* _Exercise prompt_
Under this line sits a listing. Repeat exactly and only its lines from the one holding "Recreate this image" through the one holding "118.08, 118.76, 119.55]"; skip pictures.

* _Data shown_
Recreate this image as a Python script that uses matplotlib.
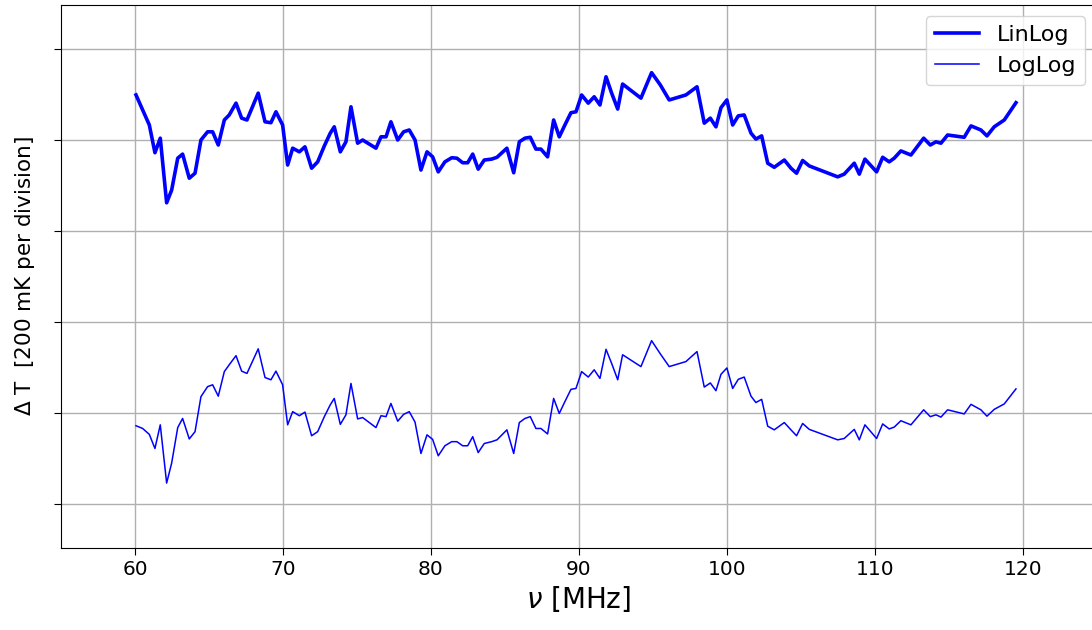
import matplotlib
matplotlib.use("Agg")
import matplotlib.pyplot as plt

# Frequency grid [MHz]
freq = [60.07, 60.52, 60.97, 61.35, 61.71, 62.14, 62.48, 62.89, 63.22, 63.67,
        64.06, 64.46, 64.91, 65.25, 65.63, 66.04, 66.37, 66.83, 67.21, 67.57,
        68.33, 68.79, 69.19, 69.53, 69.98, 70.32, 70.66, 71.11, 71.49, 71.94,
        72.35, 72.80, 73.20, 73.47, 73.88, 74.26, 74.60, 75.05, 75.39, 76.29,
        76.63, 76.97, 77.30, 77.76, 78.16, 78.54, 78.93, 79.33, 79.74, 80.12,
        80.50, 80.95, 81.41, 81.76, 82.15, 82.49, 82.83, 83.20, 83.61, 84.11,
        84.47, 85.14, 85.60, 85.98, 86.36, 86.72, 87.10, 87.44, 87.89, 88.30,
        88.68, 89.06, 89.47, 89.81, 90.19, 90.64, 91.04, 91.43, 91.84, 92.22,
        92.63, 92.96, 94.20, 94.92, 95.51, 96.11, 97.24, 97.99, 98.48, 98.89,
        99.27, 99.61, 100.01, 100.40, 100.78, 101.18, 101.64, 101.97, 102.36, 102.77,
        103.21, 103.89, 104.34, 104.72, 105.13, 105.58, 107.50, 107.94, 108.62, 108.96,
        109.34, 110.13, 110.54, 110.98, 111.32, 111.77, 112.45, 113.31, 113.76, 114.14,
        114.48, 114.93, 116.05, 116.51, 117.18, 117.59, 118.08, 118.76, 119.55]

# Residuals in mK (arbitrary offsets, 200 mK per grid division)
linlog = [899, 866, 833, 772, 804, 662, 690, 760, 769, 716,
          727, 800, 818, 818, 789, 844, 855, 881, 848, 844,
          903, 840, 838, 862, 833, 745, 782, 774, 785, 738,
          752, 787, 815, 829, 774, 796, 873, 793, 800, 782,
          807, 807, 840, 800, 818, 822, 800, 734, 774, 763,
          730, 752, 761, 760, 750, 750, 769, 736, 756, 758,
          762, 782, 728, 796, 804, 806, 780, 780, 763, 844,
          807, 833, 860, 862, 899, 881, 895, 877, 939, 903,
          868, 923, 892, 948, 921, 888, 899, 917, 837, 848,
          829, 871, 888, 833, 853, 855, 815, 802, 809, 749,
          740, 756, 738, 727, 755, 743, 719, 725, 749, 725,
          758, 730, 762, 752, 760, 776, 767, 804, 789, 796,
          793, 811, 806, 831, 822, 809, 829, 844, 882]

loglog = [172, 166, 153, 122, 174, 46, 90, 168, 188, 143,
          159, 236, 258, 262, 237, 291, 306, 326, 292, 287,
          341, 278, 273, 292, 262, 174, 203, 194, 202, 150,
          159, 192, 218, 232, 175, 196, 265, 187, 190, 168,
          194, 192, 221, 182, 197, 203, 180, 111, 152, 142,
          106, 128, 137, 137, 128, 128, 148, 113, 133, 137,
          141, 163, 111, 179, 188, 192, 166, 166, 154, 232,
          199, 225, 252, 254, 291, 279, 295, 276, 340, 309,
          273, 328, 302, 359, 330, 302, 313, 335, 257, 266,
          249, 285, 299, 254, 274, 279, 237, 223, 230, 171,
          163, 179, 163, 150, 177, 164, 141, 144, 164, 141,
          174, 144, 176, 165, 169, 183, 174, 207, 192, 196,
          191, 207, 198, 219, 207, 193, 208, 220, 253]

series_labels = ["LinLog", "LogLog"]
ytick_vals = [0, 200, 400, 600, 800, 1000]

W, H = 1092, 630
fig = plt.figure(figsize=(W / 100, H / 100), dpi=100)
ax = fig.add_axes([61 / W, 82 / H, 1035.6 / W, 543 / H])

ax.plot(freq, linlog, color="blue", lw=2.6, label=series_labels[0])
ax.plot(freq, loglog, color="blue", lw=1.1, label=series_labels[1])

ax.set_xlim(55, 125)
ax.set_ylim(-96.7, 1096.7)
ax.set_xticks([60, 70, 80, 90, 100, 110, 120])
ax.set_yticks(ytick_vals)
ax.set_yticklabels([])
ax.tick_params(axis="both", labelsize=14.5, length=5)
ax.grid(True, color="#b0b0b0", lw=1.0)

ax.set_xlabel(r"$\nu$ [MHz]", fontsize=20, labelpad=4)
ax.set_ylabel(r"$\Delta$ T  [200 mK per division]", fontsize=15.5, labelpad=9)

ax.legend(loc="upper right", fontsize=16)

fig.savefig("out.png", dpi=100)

==

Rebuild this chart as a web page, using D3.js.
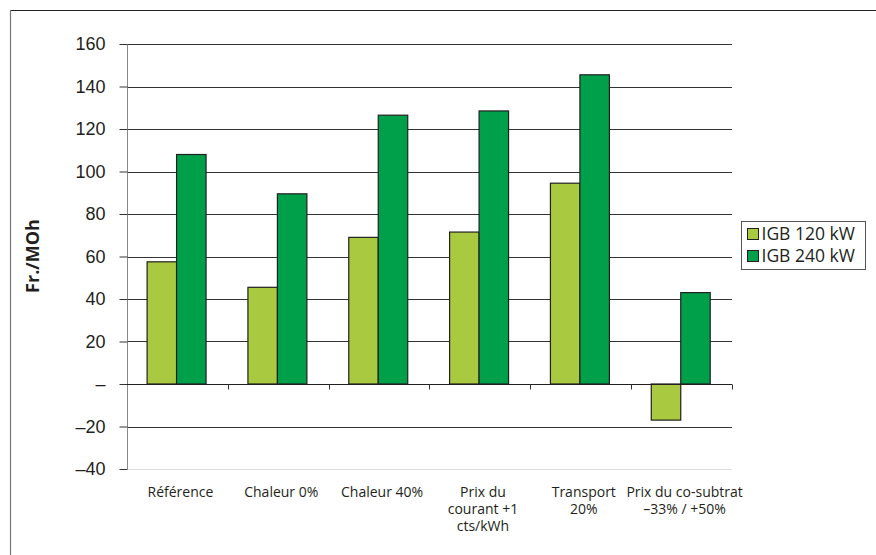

* _Result for this task_
Recreate this image as a Python script that uses matplotlib.
import matplotlib
matplotlib.use("Agg")
import matplotlib.pyplot as plt

# Frequency grid [MHz]
freq = [60.07, 60.52, 60.97, 61.35, 61.71, 62.14, 62.48, 62.89, 63.22, 63.67,
        64.06, 64.46, 64.91, 65.25, 65.63, 66.04, 66.37, 66.83, 67.21, 67.57,
        68.33, 68.79, 69.19, 69.53, 69.98, 70.32, 70.66, 71.11, 71.49, 71.94,
        72.35, 72.80, 73.20, 73.47, 73.88, 74.26, 74.60, 75.05, 75.39, 76.29,
        76.63, 76.97, 77.30, 77.76, 78.16, 78.54, 78.93, 79.33, 79.74, 80.12,
        80.50, 80.95, 81.41, 81.76, 82.15, 82.49, 82.83, 83.20, 83.61, 84.11,
        84.47, 85.14, 85.60, 85.98, 86.36, 86.72, 87.10, 87.44, 87.89, 88.30,
        88.68, 89.06, 89.47, 89.81, 90.19, 90.64, 91.04, 91.43, 91.84, 92.22,
        92.63, 92.96, 94.20, 94.92, 95.51, 96.11, 97.24, 97.99, 98.48, 98.89,
        99.27, 99.61, 100.01, 100.40, 100.78, 101.18, 101.64, 101.97, 102.36, 102.77,
        103.21, 103.89, 104.34, 104.72, 105.13, 105.58, 107.50, 107.94, 108.62, 108.96,
        109.34, 110.13, 110.54, 110.98, 111.32, 111.77, 112.45, 113.31, 113.76, 114.14,
        114.48, 114.93, 116.05, 116.51, 117.18, 117.59, 118.08, 118.76, 119.55]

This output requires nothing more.